FBB: We ain’t really sayin s**t either — not everything has to be serious all the time. Sometimes you can just have fun with what you’re doing. Well, that wasn’t completely true, we do have a lot to say, but we’re just genuine about it. We have a sense of humor. We don’t try to fit into any model of what a rapper’s “supposed” to be like, and if we do we’re probably being ironic.
SUN: What are your thoughts on the idea that music today is trite and uninspired as opposed to music of the past?
FBB: IMO if you think music today lacks depth, then your knowledge of what music exists today is limited. There’s a lot of deeply inspired music coming out, really experimental stuff. Who cares if somebody just wants to say “aye” and “yah” for 2 minutes straight? I think it’s closed-minded to try and act like it don’t crank.
What I will say about the current state of music, though, is people don’t give their projects enough time to resonate with the audience. I don’t want my favorite artists dropping three projects a year. Just take your time and let people sit with your work.
SUN: In a time like this, do you find it difficult to find places to pull inspiration from?
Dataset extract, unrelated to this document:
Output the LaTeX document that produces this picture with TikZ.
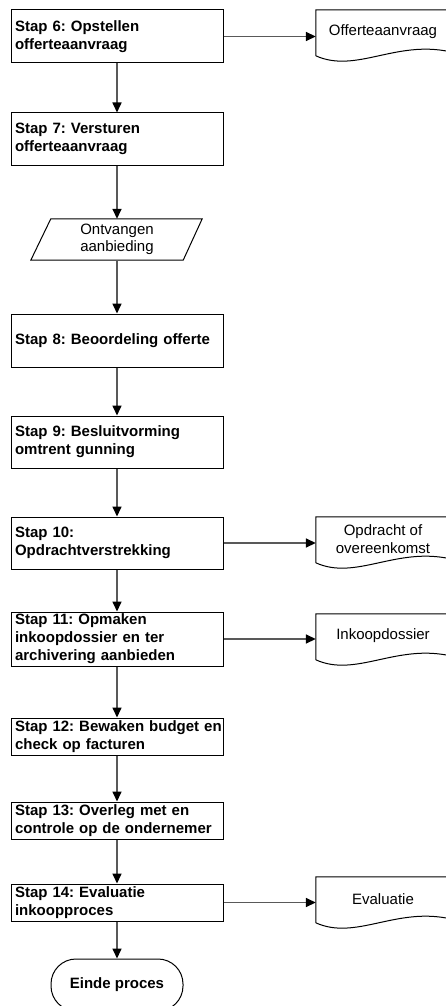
\documentclass[tikz,border=0pt]{standalone}
\usepackage{fontspec}
\setmainfont{Liberation Sans}
\usetikzlibrary{arrows.meta,calc}
\frenchspacing
\begin{document}
\begin{tikzpicture}[x=1pt,y=-1pt,
  stepbox/.style={draw=black,line width=1pt,rectangle,minimum width=212pt,text width=204pt,inner xsep=4pt,inner ysep=0pt,align=left,font=\fontsize{15}{18}\selectfont\bfseries},
  doctext/.style={inner sep=0pt,minimum width=134pt,minimum height=44pt,align=center,font=\fontsize{15}{17.5}\selectfont},
  docline/.style={draw=black,line width=1pt},
  conn/.style={draw=black!65,line width=1.6pt,-{Triangle[length=10pt,width=9pt,black]}}
]
\useasboundingbox (0,0) rectangle (446,1006);
\clip (0,0) rectangle (446,1006);
\fill[white] (0,0) rectangle (446,1006);

% process boxes
\node[stepbox,minimum height=53pt] (b6) at (117,36.5) {\mbox{Stap 6: Opstellen}\\\mbox{offerteaanvraag}};
\node[stepbox,minimum height=52pt] (b7) at (117,139) {\mbox{Stap 7: Versturen}\\\mbox{offerteaanvraag}};
\node[inner sep=0pt,minimum width=152pt,minimum height=41pt,align=center,font=\fontsize{15}{16.5}\selectfont] (p) at (117,239.5) {Ontvangen\\aanbieding};
\draw[docline] ([xshift=10pt]p.north west) -- ([xshift=9pt]p.north east) -- ([xshift=-10pt]p.south east) -- ([xshift=-10pt]p.south west) -- cycle;
\node[stepbox,minimum height=53pt] (b8) at (117,340.5) {\mbox{Stap 8: Beoordeling offerte}};
\node[stepbox,minimum height=52pt] (b9) at (117,442) {\mbox{Stap 9: Besluitvorming}\\\mbox{omtrent gunning}};
\node[stepbox,minimum height=52pt] (b10) at (117,543) {\mbox{Stap 10:}\\\mbox{Opdrachtverstrekking}};
\node[stepbox,minimum height=54pt] (b11) at (117,639) {\mbox{Stap 11: Opmaken}\\\mbox{inkoopdossier en ter}\\\mbox{archivering aanbieden}};
\node[stepbox,minimum height=37pt] (b12) at (117,736.5) {\mbox{Stap 12: Bewaken budget en}\\\mbox{check op facturen}};
\node[stepbox,minimum height=37pt] (b13) at (117,820.5) {\mbox{Stap 13: Overleg met en}\\\mbox{controle op de ondernemer}};
\node[stepbox,minimum height=37pt] (b14) at (117,902.5) {\mbox{Stap 14: Evaluatie}\\\mbox{inkoopproces}};
\node[draw=black,line width=1pt,rounded corners=25pt,minimum width=132pt,minimum height=52pt,inner sep=0pt,font=\fontsize{15}{18}\selectfont\bfseries] (end) at (117,985) {Einde proces};

% documents
\node[doctext] (d1) at (383,32) {Offerteaanvraag};
\node[doctext] (d2) at (383,539) {Opdracht of\\overeenkomst};
\node[doctext] (d3) at (383,636) {Inkoopdossier};
\node[doctext] (d4) at (383,899) {Evaluatie};
\foreach \d in {d1,d2,d3,d4}{
  \draw[docline] ($(\d.north west)+(0,46)$) -- (\d.north west) -- (\d.north east) -- ($(\d.north east)+(0,42)$)
    .. controls ($(\d.north west)+(80,30)$) and ($(\d.north west)+(40,64)$) .. ($(\d.north west)+(0,46)$);
}

% connectors
\draw[conn] (b6) -- (b7);
\draw[conn] (b7) -- (p);
\draw[conn] (p) -- (b8);
\draw[conn] (b8) -- (b9);
\draw[conn] (b9) -- (b10);
\draw[conn] (b10) -- (b11);
\draw[conn] (b11) -- (b12);
\draw[conn] (b12) -- (b13);
\draw[conn] (b13) -- (b14);
\draw[conn] (b14) -- (end);
\draw[conn] (b6.east) -- (b6.east -| d1.west);
\draw[conn] (b10.east) -- (b10.east -| d2.west);
\draw[conn] (b11.east) -- (b11.east -| d3.west);
\draw[conn] (b14.east) -- (b14.east -| d4.west);
\end{tikzpicture}
\end{document}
FBB: No, if you keep your mind open, you can get inspired by the most random things. Whenever I have too much of a strict idea of what my music “should” sound like, it’s impossible to get inspired. I have to notice the times that I’m overthinking things and just relax a little bit — it goes a long way. I can end up being inspired by a game I’m playing or write a whole song based off of a line I heard in a movie. It’s about keeping your eyes open and not trying to dictate what can/can’t inspire you.
SUN: Lil B The Based God was featured on your album in what I’d say is probably my favorite song… Why is it important for you not to “play a character” for clout? Do you feel like that makes a difference in the music?
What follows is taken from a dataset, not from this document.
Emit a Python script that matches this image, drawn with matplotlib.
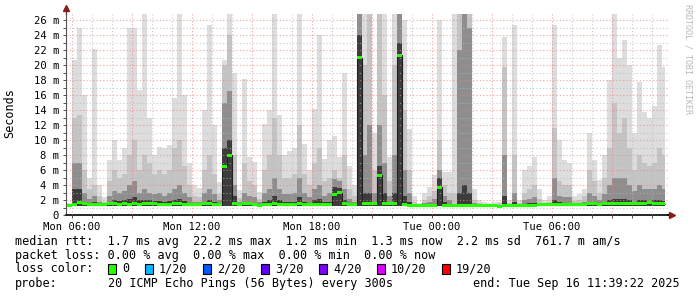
import numpy as np
import matplotlib.pyplot as plt
from matplotlib.patches import Rectangle
from matplotlib.ticker import FixedLocator, FuncFormatter

# smoke levels (ms) per 15 min bin, Mon 05:45 .. Tue 11:39
rtt_max = [1.6, 20.7, 25.0, 16.0, 5.0, 22.2, 4.0, 2.4, 7.3, 10.0,
           7.3, 8.9, 24.9, 24.9, 16.7, 26.8, 13.0, 8.0, 9.1, 8.9,
           9.3, 15.6, 26.8, 16.0, 7.0, 4.0, 3.6, 14.0, 25.3, 12.0,
           4.4, 20.7, 26.8, 19.0, 3.3, 18.2, 7.8, 7.1, 3.1, 12.2,
           14.0, 26.8, 13.3, 8.0, 8.5, 9.0, 26.8, 9.5, 6.0, 14.2,
           24.0, 7.5, 10.0, 10.5, 7.8, 19.0, 6.5, 4.0, 26.8, 26.8,
           26.8, 11.0, 26.8, 26.8, 7.8, 26.8, 26.8, 26.0, 11.5, 2.5,
           1.6, 2.9, 3.8, 5.3, 26.0, 5.8, 5.8, 26.8, 26.8, 26.8,
           26.8, 3.5, 2.0, 1.8, 1.6, 1.7, 1.8, 23.7, 2.0, 25.3,
           2.0, 6.0, 6.5, 7.8, 3.5, 2.0, 2.5, 25.3, 10.0, 7.3,
           7.0, 2.5, 2.8, 3.5, 11.0, 7.3, 4.7, 8.0, 18.0, 26.8,
           21.0, 23.3, 20.0, 11.0, 17.8, 13.7, 12.9, 14.6, 22.7, 19.8]
rtt_upper = [1.5, 13.0, 13.3, 6.0, 3.5, 4.0, 2.5, 1.8, 4.5, 6.0,
             5.0, 5.5, 8.0, 10.0, 6.0, 8.0, 7.0, 5.5, 6.0, 5.5,
             6.0, 9.0, 10.0, 6.5, 4.0, 2.5, 2.4, 6.0, 8.0, 5.5,
             2.8, 20.0, 24.0, 8.0, 2.3, 7.0, 4.5, 4.0, 2.2, 6.0,
             8.0, 13.0, 8.0, 5.0, 5.0, 5.5, 12.0, 5.5, 4.0, 7.0,
             9.0, 4.5, 5.0, 6.0, 5.0, 8.0, 3.5, 2.5, 26.8, 20.0,
             26.8, 6.0, 26.8, 16.0, 4.5, 20.0, 26.8, 14.0, 6.0, 1.8,
             1.5, 2.0, 2.5, 3.2, 10.0, 4.0, 3.0, 3.0, 26.8, 26.8,
             26.8, 2.0, 1.6, 1.5, 1.5, 1.5, 1.6, 19.7, 1.6, 8.0,
             1.6, 3.0, 3.5, 4.0, 2.2, 1.6, 1.8, 11.6, 4.5, 4.0,
             4.0, 1.9, 2.0, 2.5, 6.0, 4.5, 3.0, 5.0, 9.0, 15.0,
             11.0, 13.0, 9.0, 6.0, 8.0, 7.0, 6.5, 7.0, 9.0, 8.0]
rtt_mid = [1.4, 6.9, 6.9, 3.0, 2.2, 2.5, 1.8, 1.6, 2.5, 3.2,
           3.0, 3.2, 4.0, 4.5, 3.0, 3.5, 3.0, 2.8, 3.0, 2.6,
           3.0, 3.5, 4.0, 3.0, 2.4, 1.8, 1.8, 3.0, 3.5, 2.8,
           2.0, 15.0, 16.5, 4.0, 1.8, 3.0, 2.5, 2.4, 1.7, 3.0,
           3.5, 5.0, 3.5, 2.8, 2.8, 3.0, 5.0, 3.0, 2.4, 3.5,
           4.0, 2.6, 3.0, 4.8, 4.5, 3.5, 2.2, 1.8, 26.8, 8.0,
           12.0, 3.0, 12.0, 7.0, 2.6, 8.0, 26.8, 6.0, 3.0, 1.5,
           1.4, 1.6, 1.8, 2.2, 6.0, 2.5, 2.0, 1.4, 22.0, 26.8,
           25.0, 1.6, 1.4, 1.4, 1.4, 1.4, 1.4, 8.0, 1.4, 3.0,
           1.4, 2.0, 2.2, 2.4, 1.6, 1.4, 1.5, 5.0, 2.5, 2.4,
           2.4, 1.6, 1.6, 1.8, 3.0, 2.6, 2.0, 2.8, 4.0, 5.0,
           5.0, 5.0, 4.0, 3.2, 4.0, 3.5, 3.5, 3.5, 4.0, 3.5]
rtt_inner = [1.3, 3.5, 3.5, 1.8, 1.6, 1.7, 1.5, 1.4, 1.8, 2.0,
             1.9, 2.0, 2.2, 2.4, 2.0, 2.0, 2.0, 1.9, 1.9, 1.8,
             1.9, 2.0, 2.2, 1.9, 1.6, 1.5, 1.5, 1.8, 2.0, 1.8,
             1.5, 9.0, 10.0, 2.5, 1.4, 1.8, 1.7, 1.6, 1.4, 1.8,
             2.0, 2.5, 2.0, 1.8, 1.8, 1.8, 2.4, 1.8, 1.6, 2.0,
             2.2, 1.7, 1.8, 3.8, 3.6, 2.0, 1.5, 1.4, 24.0, 3.0,
             3.0, 1.8, 6.5, 3.0, 1.6, 3.0, 23.0, 2.5, 1.8, 1.3,
             1.3, 1.4, 1.4, 1.5, 5.0, 1.8, 1.5, 1.3, 3.0, 4.0,
             3.0, 1.4, 1.3, 1.3, 1.3, 1.3, 1.3, 2.5, 1.3, 1.8,
             1.3, 1.5, 1.6, 1.6, 1.4, 1.3, 1.3, 2.0, 1.7, 1.6,
             1.6, 1.4, 1.4, 1.5, 1.8, 1.7, 1.5, 1.8, 2.0, 2.2,
             2.2, 2.2, 2.0, 1.8, 2.0, 2.0, 1.9, 2.0, 2.0, 1.9]
rtt_median = [1.3, 1.4, 1.7, 1.5, 1.4, 1.4, 1.4, 1.4, 1.6, 1.5,
              1.4, 1.5, 1.4, 1.5, 1.4, 1.6, 1.5, 1.6, 1.4, 1.4,
              1.4, 1.5, 1.5, 1.4, 1.4, 1.4, 1.4, 1.5, 1.5, 1.4,
              1.4, 6.5, 8.0, 1.6, 1.4, 1.5, 1.5, 1.4, 1.3, 1.4,
              1.4, 1.5, 1.4, 1.4, 1.4, 1.4, 1.5, 1.4, 1.4, 1.4,
              1.4, 1.4, 1.4, 2.7, 3.0, 1.6, 1.4, 1.4, 21.0, 1.5,
              1.6, 1.6, 5.3, 1.6, 1.5, 1.5, 21.3, 1.4, 1.3, 1.3,
              1.3, 1.3, 1.3, 1.3, 3.7, 1.3, 1.3, 1.3, 1.3, 1.3,
              1.3, 1.3, 1.3, 1.3, 1.3, 1.3, 1.2, 1.3, 1.3, 1.3,
              1.3, 1.3, 1.3, 1.3, 1.4, 1.4, 1.4, 1.4, 1.4, 1.4,
              1.4, 1.4, 1.4, 1.4, 1.5, 1.5, 1.4, 1.5, 1.6, 1.5,
              1.6, 1.6, 1.5, 1.5, 1.6, 1.5, 1.7, 1.6, 1.6, 1.5]
rtt_floor = 1.2

t_start = 5.75   # hours since Mon 00:00
t_end = 35.66    # Tue 11:39
bin_h = 0.25

tick_hours = [6, 12, 18, 24, 30]
tick_names = ["Mon 06:00", "Mon 12:00", "Mon 18:00", "Tue 00:00", "Tue 06:00"]

loss_labels = ["0", "1/20", "2/20", "3/20", "4/20", "10/20", "19/20"]
loss_colors = ["#26ff00", "#00b8ff", "#0059ff", "#5e00ff", "#7e00ff", "#dd00ff", "#ff0000"]

stats_rtt = "median rtt:  1.7 ms avg  22.2 ms max  1.2 ms min  1.3 ms now  2.2 ms sd  761.7 m am/s"
stats_loss = "packet loss: 0.00 % avg  0.00 % max  0.00 % min  0.00 % now"
probe_txt = "20 ICMP Echo Pings (56 Bytes) every 300s"
end_txt = "end: Tue Sep 16 11:39:22 2025"

W, H = 697, 297
mono = "DejaVu Sans Mono"
fig = plt.figure(figsize=(W / 100, H / 100), dpi=100)
ax = fig.add_axes([66 / W, 1 - 215 / H, (668 - 66) / W, (215 - 14) / H])

n = len(rtt_max)
edges = t_start + bin_h * np.arange(n + 1)
edges[-1] = t_end
floor = np.full(n, rtt_floor)

# smoke, outer to inner
for vals, col in [(rtt_max, "#dddddd"), (rtt_upper, "#c4c4c4"),
                  (rtt_mid, "#8e8e8e"), (rtt_inner, "#3c3c3c")]:
    ax.stairs(vals, edges, baseline=floor, fill=True, color=col, lw=0, zorder=1)

med = np.array(rtt_median)
ax.stairs(med, edges, baseline=None, color="#202020", lw=0.8, zorder=3)
ax.stairs(med + 0.2, edges, baseline=med - 0.2, fill=True, color=loss_colors[0], lw=0, zorder=4)

ax.set_xlim(5.7, 35.8)
ax.set_ylim(0, 26.8)

ax.xaxis.set_major_locator(FixedLocator(np.arange(6, 36, 3)))
ax.xaxis.set_minor_locator(FixedLocator(np.arange(6, 36, 1)))
lbl = dict(zip(tick_hours, tick_names))
ax.xaxis.set_major_formatter(FuncFormatter(lambda v, p: lbl.get(int(round(v)), "")))
ax.yaxis.set_major_locator(FixedLocator(np.arange(0, 27, 2)))
ax.yaxis.set_minor_locator(FixedLocator(np.arange(1, 27, 2)))
ax.yaxis.set_major_formatter(FuncFormatter(lambda v, p: "0" if v == 0 else f"{int(v)} m"))

ax.set_axisbelow(False)
ax.grid(which="major", color="#f08080", ls=(0, (1, 2)), lw=0.8, alpha=0.75)
ax.grid(which="minor", color="#bbbbbb", ls=(0, (1, 2)), lw=0.8, alpha=0.75)

for lab in ax.get_xticklabels() + ax.get_yticklabels():
    lab.set_fontfamily(mono)
    lab.set_fontsize(7.6)
ax.tick_params(which="both", length=2, width=0.6, colors="#333333", labelcolor="black")
ax.tick_params(axis="x", pad=3)
ax.tick_params(axis="y", pad=3)

for s in ["top", "right"]:
    ax.spines[s].set_visible(False)
ax.spines["left"].set_color("#555555")
ax.spines["bottom"].set_color("black")
ax.spines["bottom"].set_linewidth(1.2)

# axis arrows
ax.plot([0, 0], [1, 1.03], transform=ax.transAxes, color="#555555", lw=1, clip_on=False)
ax.plot([0], [1.03], marker="^", ms=4, color="#8b1a1a", transform=ax.transAxes, clip_on=False)
ax.plot([1, 1.007], [0, 0], transform=ax.transAxes, color="black", lw=1.2, clip_on=False)
ax.plot([1.007], [0], marker=">", ms=4, color="#8b1a1a", transform=ax.transAxes, clip_on=False)

fig.text(10 / W, 1 - 113 / H, "Seconds", rotation=90, ha="center", va="center",
         family=mono, fontsize=8.5)
fig.text(688 / W, 1 - 4 / H, "RRDTOOL / TOBI OETIKER", rotation=270, ha="center", va="top",
         family=mono, fontsize=6, color="#b8b8b8")

def row_y(py):
    return 1 - py / H

fs = 8.5
fig.text(15 / W, row_y(241), stats_rtt, family=mono, fontsize=fs, va="center")
fig.text(15 / W, row_y(255), stats_loss, family=mono, fontsize=fs, va="center")
fig.text(15 / W, row_y(269), "loss color:", family=mono, fontsize=fs, va="center")
fig.text(15 / W, row_y(283), "probe:", family=mono, fontsize=fs, va="center")
fig.text(108 / W, row_y(283), probe_txt, family=mono, fontsize=fs, va="center")
fig.text(680 / W, row_y(283), end_txt, family=mono, fontsize=fs, va="center", ha="right")

px = 108
for lab, col in zip(loss_labels, loss_colors):
    fig.patches.append(Rectangle((px / W, row_y(274)), 8 / W, 10 / H, transform=fig.transFigure,
                                 facecolor=col, edgecolor="black", lw=0.8))
    fig.text((px + 14) / W, row_y(269), lab, family=mono, fontsize=fs, va="center")
    px += 14 + len(lab) * 7.0 + 16

fig.savefig("out.png", dpi=100, facecolor="white")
FBB: It’s actually a really funny story about that song. Bredo saw him tweeting about doing features and told us he sent him an email. We got a reply shortly after, but honestly it sounded like a bot, none of us thought we were actually talking to Lil B. So we sent him the beat and he emailed us and telling us he loved us… About a month later, we checked the email and we had a Lil B verse in there and we each listened to it on repeat for days, it was the funniest thing because nothing about the situation made sense.
Eventually, me and Bredo went back and finalized our verses ‘cause we wanted that track to be hard enough to warrant having Lil B’s verse on it. It’s so important to be yourself when making art… The audience can tell when you’re faking, it’ll feel forced. My friends and I are always joking so when I’m rapping, I’m just trying to find the craziest things to say on the beat to make them laugh. There’s definitely a balance though. You want your art to be taken seriously, but don’t take yourself too seriously or else you’ll be crying on the beat all the time.
SUN: You call your album a “music experience”… Explain what that means and how you’ve curated an “experience” for your listeners.
FBB: That was Jay. He’s an English poetry kind of guy, so he likes colorful language. It really is an experience, though. Listening to the tape is like a little window into what it’s like to hang with us. There are only three hooks on the whole tape so it’s like nonstop back and forth between us like a conversation. Anyone that’s has hung out with all of us in one room can agree that that’s all HOT is; a conversation with IXY.
SUN: Lastly, when can we expect new work from your group?
FBB: Bredo and Nas’ new single “MD Plates” is coming out May 1. I have a single coming the following friday, and so on. We’re dropping a lot of singles right now building up traction for Jaylen and Nas to release their solo projects. I’m really excited for that. Jaylen’s gonna give us his experimental revelations bars, Nas coming with his ignorant s**t and of course Bredo, Nas, and I are gonna max on the production. They won’t sound like HOT either, for our solo projects we like to explore more personal ideas, so it’ll be interesting to see.